Both agencies are governed by Hong Kong’s Securities and Futures Ordinance. This sets out the qualifications for applying companies and their executives; as well as the criteria for disqualification. Referring to rulings by international courts involving Deripaska and Rusal’s business practices, as well as recent Swiss government rulings on Vekselberg, who is chairman of the Rusal board, the HKEx spokesman said: “where a judgement by a competent court is relevant to the listing of a security/ company in Hong Kong, HKEx normally takes into account such information, as it does with respect to other relevant and useful information, in its decision-making process.”
The SFC’s Wheatley is keeping mum on the process. In a hint the London reports of the listing may be a balloon, Wheatley’s spokesman adds there will be no “specific confirmation about any alleged application with the SFC”. Asked how he responds to media reports that Hong Kong will be softer touch for Deripaska than London, he refused to comment. Two Credit Suisse executives have been identified as supervising the Rusal paperwork – Jan Przewozniak, head of risk in London, and Vikram Malhotra, head of new equity issues in Hong Kong. They also declined to answer questions.

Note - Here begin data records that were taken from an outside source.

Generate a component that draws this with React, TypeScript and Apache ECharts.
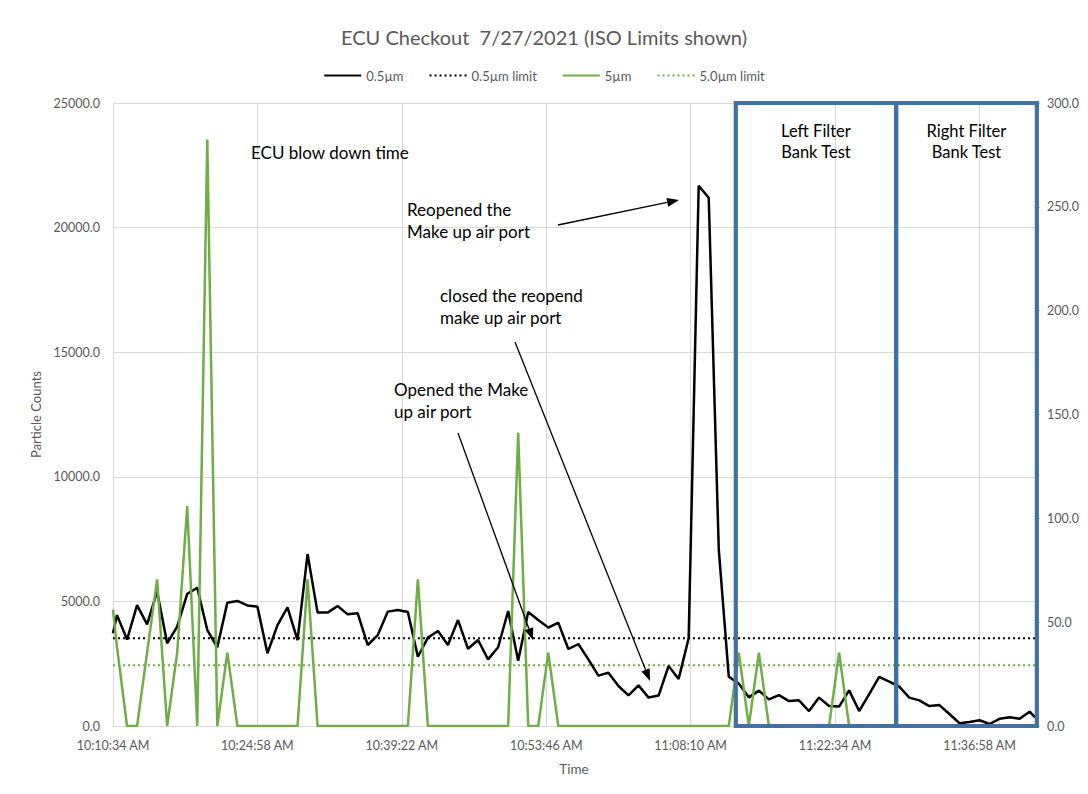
import React, { useEffect, useRef } from "react";
import * as echarts from "echarts";

// ---- data ----
const times: string[] = [
  "10:10:34", "10:10:58", "10:11:58", "10:12:58", "10:13:58", "10:14:58", "10:15:58", "10:16:58", "10:17:58", "10:18:58",
  "10:19:58", "10:20:58", "10:21:58", "10:22:58", "10:23:58", "10:24:58", "10:25:58", "10:26:58", "10:27:58", "10:28:58",
  "10:29:58", "10:30:58", "10:31:58", "10:32:58", "10:33:58", "10:34:58", "10:35:58", "10:36:58", "10:37:58", "10:38:58",
  "10:39:58", "10:40:58", "10:41:58", "10:42:58", "10:43:58", "10:44:58", "10:45:58", "10:46:58", "10:47:58", "10:48:58",
  "10:49:58", "10:50:58", "10:51:58", "10:52:58", "10:53:58", "10:54:58", "10:55:58", "10:56:58", "10:57:58", "10:58:58",
  "10:59:58", "11:00:58", "11:01:58", "11:02:58", "11:03:58", "11:04:58", "11:05:58", "11:06:58", "11:07:58", "11:08:58",
  "11:09:58", "11:10:58", "11:11:58", "11:12:58", "11:13:58", "11:14:58", "11:15:58", "11:16:58", "11:17:58", "11:18:58",
  "11:19:58", "11:20:58", "11:21:58", "11:22:58", "11:23:58", "11:24:58", "11:25:58", "11:26:58", "11:27:58", "11:28:58",
  "11:29:58", "11:30:58", "11:31:58", "11:32:58", "11:33:58", "11:34:58", "11:35:58", "11:36:58", "11:37:58", "11:38:58",
  "11:39:58", "11:40:58", "11:41:58", "11:42:30",
];

// 0.5 µm counts (left axis)
const pm05: number[] = [
  3720, 4450, 3470, 4850, 4080, 5390, 3320, 3990, 5300, 5550,
  3850, 3160, 4950, 5020, 4840, 4790, 2920, 4050, 4760, 3450,
  6900, 4550, 4550, 4815, 4480, 4520, 3250, 3650, 4590, 4655,
  4575, 2780, 3545, 3810, 3250, 4250, 3100, 3450, 2675, 3160,
  4615, 2620, 4575, 4250, 3950, 4150, 3090, 3290, 2675, 2020,
  2140, 1605, 1230, 1630, 1140, 1220, 2410, 1890, 3520, 21680,
  21200, 7100, 1980, 1700, 1150, 1420, 1070, 1240, 1000, 1030,
  600, 1140, 800, 780, 1430, 600, 1280, 1970, 1780, 1580,
  1140, 1030, 800, 840, 480, 110, 160, 230, 80, 290,
  350, 290, 575, 350,
];

// 5 µm counts (right axis)
const pm5: number[] = [
  56, 38, 0, 0, 35.3, 70.6, 0, 35.3, 105.9, 0,
  282.4, 0, 35.3, 0, 0, 0, 0, 0, 0, 0,
  70.6, 0, 0, 0, 0, 0, 0, 0, 0, 0,
  0, 70.6, 0, 0, 0, 0, 0, 0, 0, 0,
  0, 141.2, 0, 0, 35.3, 0, 0, 0, 0, 0,
  0, 0, 0, 0, 0, 0, 0, 0, 0, 0,
  0, 0, 0, 35.3, 0, 35.3, 0, 0, 0, 0,
  0, 0, 0, 35.3, 0, 0, 0, 0, 0, 0,
  0, 0, 0, 0, 0, 0, 0, 0, 0, 0,
  0, 0, 0, 0,
];

const LIMIT_05 = 3520;
const LIMIT_5 = 29.3;

const leftAxis = { min: 0, max: 25000, interval: 5000 };
const rightAxis = { min: 0, max: 300, interval: 50 };
const X_TICK_SECONDS = 864; // 0.01 day

const boxes = [
  { from: "11:12:40", to: "11:28:39", label: "Left Filter\nBank Test" },
  { from: "11:28:39", to: "11:42:41", label: "Right Filter\nBank Test" },
];

const FONT = "Lato";

function toSec(t: string): number {
  const [h, m, s] = t.split(":").map(Number);
  return h * 3600 + m * 60 + s;
}
const T0 = toSec(times[0]);
const pad = (n: number) => (n < 10 ? "0" + n : "" + n);
function fmtTime(rel: number): string {
  const total = Math.round(T0 + rel);
  const h = Math.floor(total / 3600);
  const m = Math.floor((total % 3600) / 60);
  const s = total % 60;
  const ampm = h >= 12 ? "PM" : "AM";
  const h12 = h % 12 === 0 ? 12 : h % 12;
  return `${h12}:${pad(m)}:${pad(s)} ${ampm}`;
}

function arrow(x1: number, y1: number, x2: number, y2: number) {
  const ang = Math.atan2(y2 - y1, x2 - x1);
  const len = 12;
  const hw = 4.5;
  const bx = x2 - len * Math.cos(ang);
  const by = y2 - len * Math.sin(ang);
  const nx = -Math.sin(ang);
  const ny = Math.cos(ang);
  return [
    { type: "line", shape: { x1, y1, x2: bx, y2: by }, style: { stroke: "#000", lineWidth: 1.3 }, z: 100 },
    {
      type: "polygon",
      shape: { points: [[x2, y2], [bx + nx * hw, by + ny * hw], [bx - nx * hw, by - ny * hw]] },
      style: { fill: "#000" },
      z: 100,
    },
  ];
}

export default function App() {
  const ref = useRef<HTMLDivElement>(null);
  useEffect(() => {
    document.body.style.margin = "0";
    const chart = echarts.init(ref.current!, undefined, { renderer: "svg" });
    const xs = times.map((t) => toSec(t) - T0);
    const xMax = xs[xs.length - 1];
    const option: any = {
      animation: false,
      backgroundColor: "#fff",
      title: {
        text: "ECU Checkout  7/27/2021 (ISO Limits shown)",
        left: "center",
        top: 22,
        textStyle: { fontFamily: FONT, fontSize: 20, fontWeight: "normal", color: "#595959" },
      },
      legend: {
        top: 64,
        left: "center",
        itemWidth: 37,
        itemHeight: 10,
        itemGap: 25,
        itemStyle: { opacity: 0 },
        textStyle: { fontFamily: FONT, fontSize: 13, color: "#595959" },
        data: ["0.5µm", "0.5µm limit", "5µm", "5.0µm limit"],
      },
      grid: { left: 113, right: 53, top: 103, bottom: 68, containLabel: false },
      xAxis: {
        type: "value",
        min: 0,
        max: xMax,
        interval: X_TICK_SECONDS,
        name: "Time",
        nameLocation: "middle",
        nameGap: 36,
        nameTextStyle: { fontFamily: FONT, fontSize: 13.5, color: "#595959" },
        axisLine: { show: true, lineStyle: { color: "#D9D9D9", width: 1 } },
        axisTick: { show: false },
        splitLine: { show: true, lineStyle: { color: "#D9D9D9", width: 1 } },
        axisLabel: {
          fontFamily: FONT,
          fontSize: 12.5,
          color: "#595959",
          margin: 13,
          showMaxLabel: false,
          formatter: (v: number) => {
            const k = v / X_TICK_SECONDS;
            return Math.abs(k - Math.round(k)) < 1e-6 ? fmtTime(v) : "";
          },
        },
      },
      yAxis: [
        {
          type: "value",
          ...leftAxis,
          name: "Particle Counts",
          nameLocation: "middle",
          nameGap: 70,
          nameRotate: 90,
          nameTextStyle: { fontFamily: FONT, fontSize: 13, color: "#595959" },
          axisLine: { show: true, lineStyle: { color: "#D9D9D9" } },
          axisTick: { show: false },
          splitLine: { show: true, lineStyle: { color: "#D9D9D9", width: 1 } },
          axisLabel: {
            fontFamily: FONT,
            fontSize: 12.5,
            color: "#595959",
            margin: 13,
            formatter: (v: number) => v.toFixed(1),
          },
        },
        {
          type: "value",
          position: "right",
          ...rightAxis,
          axisLine: { show: false },
          axisTick: { show: true, length: 5, lineStyle: { color: "#BFBFBF" } },
          splitLine: { show: false },
          axisLabel: {
            fontFamily: FONT,
            fontSize: 12.5,
            color: "#595959",
            margin: 12,
            formatter: (v: number) => v.toFixed(1),
          },
        },
      ],
      series: [
        {
          name: "0.5µm",
          type: "line",
          yAxisIndex: 0,
          symbol: "none",
          data: xs.map((x, i) => [x, pm05[i]]),
          lineStyle: { color: "#000000", width: 2.5 },
          itemStyle: { color: "#000000" },
          z: 3,
        },
        {
          name: "0.5µm limit",
          type: "line",
          yAxisIndex: 0,
          symbol: "none",
          data: [[0, LIMIT_05], [xMax, LIMIT_05]],
          lineStyle: { color: "#000000", width: 2, type: [2, 3] },
          itemStyle: { color: "#000000" },
          z: 2,
        },
        {
          name: "5µm",
          type: "line",
          yAxisIndex: 1,
          symbol: "none",
          data: xs.map((x, i) => [x, pm5[i]]),
          lineStyle: { color: "#70AD47", width: 2.5 },
          itemStyle: { color: "#70AD47" },
          z: 4,
        },
        {
          name: "5.0µm limit",
          type: "line",
          yAxisIndex: 1,
          symbol: "none",
          data: [[0, LIMIT_5], [xMax, LIMIT_5]],
          lineStyle: { color: "#70AD47", width: 2, type: [2, 3] },
          itemStyle: { color: "#70AD47" },
          z: 2,
        },
      ],
    };
    chart.setOption(option);

    const px = (t: string, v: number) =>
      chart.convertToPixel({ xAxisIndex: 0, yAxisIndex: 0 }, [toSec(t) - T0, v]) as number[];

    const graphics: any[] = [];
    boxes.forEach((b) => {
      const p1 = px(b.from, leftAxis.max);
      const p2 = px(b.to, leftAxis.min);
      graphics.push({
        type: "rect",
        shape: { x: p1[0], y: p1[1], width: p2[0] - p1[0], height: p2[1] - p1[1] },
        style: { fill: "none", stroke: "#41719C", lineWidth: 4.2 },
        z: 90,
      });
      graphics.push({
        type: "text",
        x: (p1[0] + p2[0]) / 2,
        y: 141,
        style: {
          text: b.label,
          fontFamily: FONT,
          fontSize: 16.5,
          fill: "#000",
          align: "center",
          verticalAlign: "middle",
          lineHeight: 21,
        },
        z: 100,
      });
    });

    const notes = [
      { text: "ECU blow down time", x: 251, y: 152 },
      { text: "Reopened the\nMake up air port", x: 407, y: 220 },
      { text: "closed the reopend\nmake up air port", x: 440, y: 306 },
      { text: "Opened the Make\nup air port", x: 394, y: 400 },
    ];
    notes.forEach((n) =>
      graphics.push({
        type: "text",
        x: n.x,
        y: n.y,
        style: {
          text: n.text,
          fontFamily: FONT,
          fontSize: 17,
          fill: "#000",
          align: "left",
          verticalAlign: "middle",
          lineHeight: 22,
        },
        z: 100,
      })
    );
    graphics.push(...arrow(558, 225, 679, 200));
    graphics.push(...arrow(515, 342, 650, 681));
    graphics.push(...arrow(458, 433, 533, 640));

    chart.setOption({ graphic: graphics });

    return () => chart.dispose();
  }, []);

  return (
    <div
      ref={ref}
      style={{ position: "absolute", left: 0, top: 0, width: 1088, height: 794, background: "#fff" }}
    />
  );
}
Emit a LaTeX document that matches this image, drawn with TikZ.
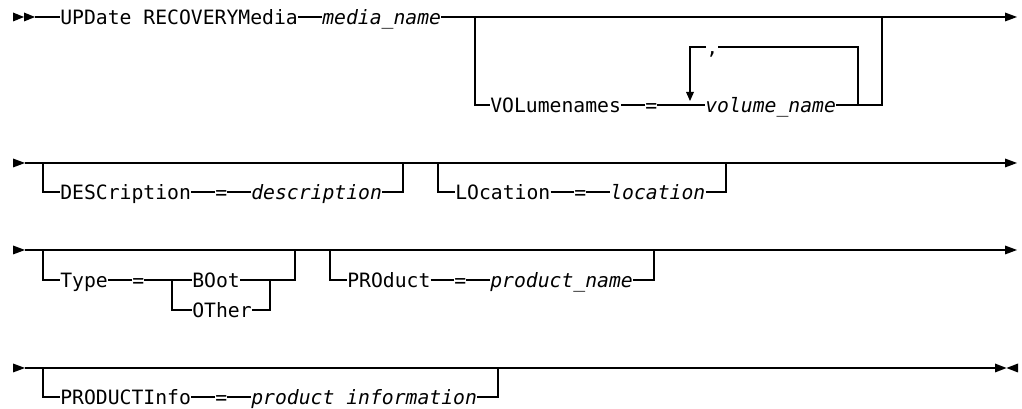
\documentclass[tikz,border=0pt]{standalone}
\usepackage{fontspec}
\newfontfamily\synmono{DejaVu Sans Mono}
\newcommand\synfont{\synmono\fontsize{14.8pt}{17pt}\selectfont}
\tikzset{
  txt/.style={inner sep=0pt, text height=10.8pt, text depth=0pt, anchor=west, font=\synfont},
  var/.style={txt, font=\synfont\itshape},
  ln/.style={line width=0.8pt, line join=miter},
  tip/.style={fill=black, draw=none},
}
\begin{document}
\begin{tikzpicture}[x=0.75pt,y=-0.75pt]
\useasboundingbox (0,0) rectangle (1022,409);

% ---------- Line 1 ----------
\fill[tip] (13,12.5) -- (24,17) -- (13,21.5) -- cycle;
\fill[tip] (24,12.5) -- (35,17) -- (24,21.5) -- cycle;
\coordinate (s1) at (35,17);
\node[txt] (upd) at (60,17) {UPDate RECOVERYMedia};
\node[var] (mn) at (322,17) {media\_name};
\coordinate (e1) at (1005,17);
\fill[tip] (1005,12.5) -- (1017,17) -- (1005,21.5) -- cycle;
\draw[ln] (s1) -- (upd.west);
\draw[ln] (upd.east) -- (mn.west);
\draw[ln] (mn.east) -- (e1);

\coordinate (b1l) at (475,17);
\coordinate (b1r) at (882,17);
\node[txt] (vol) at (490,105) {VOLumenames};
\node[txt] (eq1) at (645,105) {=};
\node[var] (vn) at (705,105) {volume\_name};
\draw[ln] (b1l) |- (vol.west);
\draw[ln] (vol.east) -- (eq1.west);
\draw[ln] (eq1.east) -- (vn.west);
\draw[ln] (vn.east) -| (b1r);
% repeat loop
\coordinate (lpr) at (858,105);
\coordinate (lpl) at (690,92);
\node[txt] (cm) at (706,47) {,};
\draw[ln] (lpr) |- (cm.east);
\draw[ln] (cm.west) -| (lpl);
\fill[tip] (686,92) -- (694,92) -- (690,101) -- cycle;

% ---------- Line 2 ----------
\fill[tip] (13,158.5) -- (25,163) -- (13,167.5) -- cycle;
\coordinate (s2) at (25,163);
\coordinate (e2) at (1005,163);
\fill[tip] (1005,158.5) -- (1017,163) -- (1005,167.5) -- cycle;
\draw[ln] (s2) -- (e2);

\coordinate (b2l) at (43,163);
\coordinate (b2r) at (403,163);
\node[txt] (desc) at (60,192) {DESCription};
\node[txt] (eq2) at (215,192) {=};
\node[var] (dsv) at (251,192) {description};
\draw[ln] (b2l) |- (desc.west);
\draw[ln] (desc.east) -- (eq2.west);
\draw[ln] (eq2.east) -- (dsv.west);
\draw[ln] (dsv.east) -| (b2r);

\coordinate (b3l) at (438,163);
\coordinate (b3r) at (726,163);
\node[txt] (loc) at (455,192) {LOcation};
\node[txt] (eq3) at (574,192) {=};
\node[var] (lcv) at (610,192) {location};
\draw[ln] (b3l) |- (loc.west);
\draw[ln] (loc.east) -- (eq3.west);
\draw[ln] (eq3.east) -- (lcv.west);
\draw[ln] (lcv.east) -| (b3r);

% ---------- Line 3 ----------
\fill[tip] (13,245.5) -- (25,250) -- (13,254.5) -- cycle;
\coordinate (s3) at (25,250);
\coordinate (e3) at (1005,250);
\fill[tip] (1005,245.5) -- (1017,250) -- (1005,254.5) -- cycle;
\draw[ln] (s3) -- (e3);

\coordinate (b4l) at (43,250);
\coordinate (b4r) at (295,250);
\node[txt] (type) at (60,280) {Type};
\node[txt] (eq4) at (132,280) {=};
\node[txt] (boot) at (192,280) {BOot};
\node[txt] (oth) at (192,310) {OTher};
\coordinate (chl) at (172,280);
\coordinate (chr) at (270,280);
\draw[ln] (b4l) |- (type.west);
\draw[ln] (type.east) -- (eq4.west);
\draw[ln] (eq4.east) -- (boot.west);
\draw[ln] (chl) |- (oth.west);
\draw[ln] (oth.east) -| (chr);
\draw[ln] (boot.east) -- (chr) -| (b4r);

\coordinate (b5l) at (330,250);
\coordinate (b5r) at (654,250);
\node[txt] (prod) at (347,280) {PROduct};
\node[txt] (eq5) at (454,280) {=};
\node[var] (pn) at (490,280) {product\_name};
\draw[ln] (b5l) |- (prod.west);
\draw[ln] (prod.east) -- (eq5.west);
\draw[ln] (eq5.east) -- (pn.west);
\draw[ln] (pn.east) -| (b5r);

% ---------- Line 4 ----------
\fill[tip] (13,363.5) -- (25,368) -- (13,372.5) -- cycle;
\coordinate (s4) at (25,368);
\coordinate (e4) at (995,368);
\fill[tip] (995,363.5) -- (1006.5,368) -- (995,372.5) -- cycle;
\fill[tip] (1018,363.5) -- (1006.5,368) -- (1018,372.5) -- cycle;
\draw[ln] (s4) -- (e4);

\coordinate (b6l) at (43,368);
\coordinate (b6r) at (498,368);
\node[txt] (pinf) at (60,397) {PRODUCTInfo};
\node[txt] (eq6) at (215,397) {=};
\node[var] (piv) at (251,397) {product information};
\draw[ln] (b6l) |- (pinf.west);
\draw[ln] (pinf.east) -- (eq6.west);
\draw[ln] (eq6.east) -- (piv.west);
\draw[ln] (piv.east) -| (b6r);
\end{tikzpicture}
\end{document}
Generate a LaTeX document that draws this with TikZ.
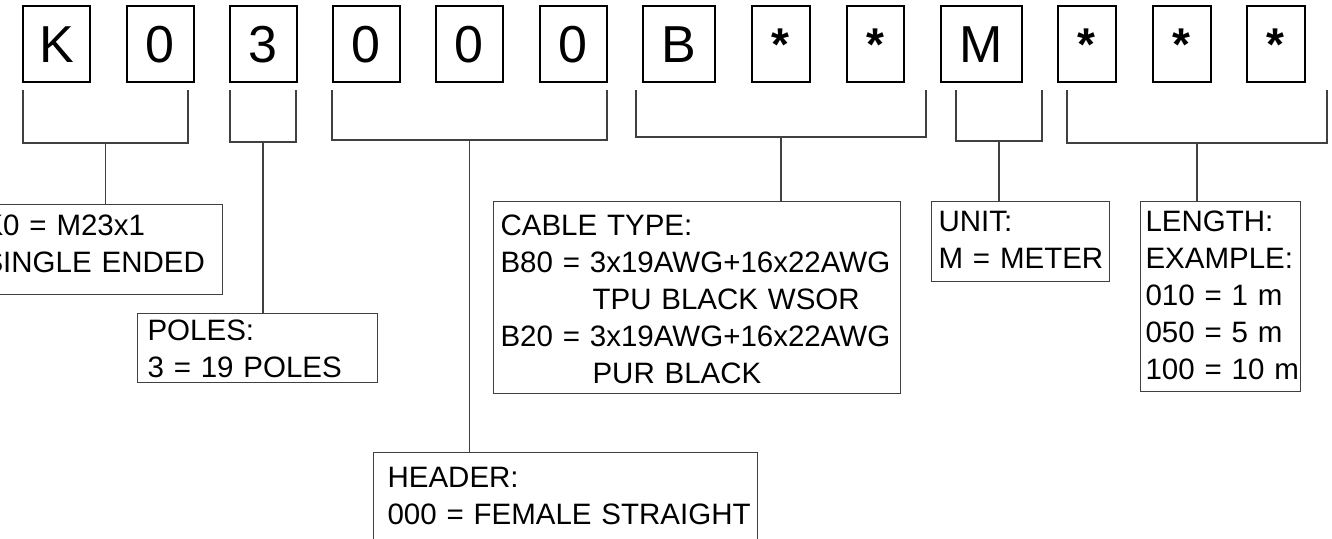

Lawyers in London say that because the UK High Court Justice Christopher Clarke has ruled that Cherney’s pending claim to Rusal shares has “a reasonable prospect of success” — a ruling recently endorsed by the UK Court of Appeal — a substantial stake in the company must be reserved, and cannot be sold or diluted, until the trial is concluded. If Rusal is allowed to make its initial public offering, a Hong Kong securities lawyer said, then this is likely to take the form of an issue of new shares, which may dilute the value of the existing stakes. He believes the banks preparing the Rusal prospectus have “an affirmative duty” to disclose the Cherney claim.
According to one London securities lawyer, “the Hong Kong Exchange is in no better position to violate the law on fraud than the London Stock Exchange.”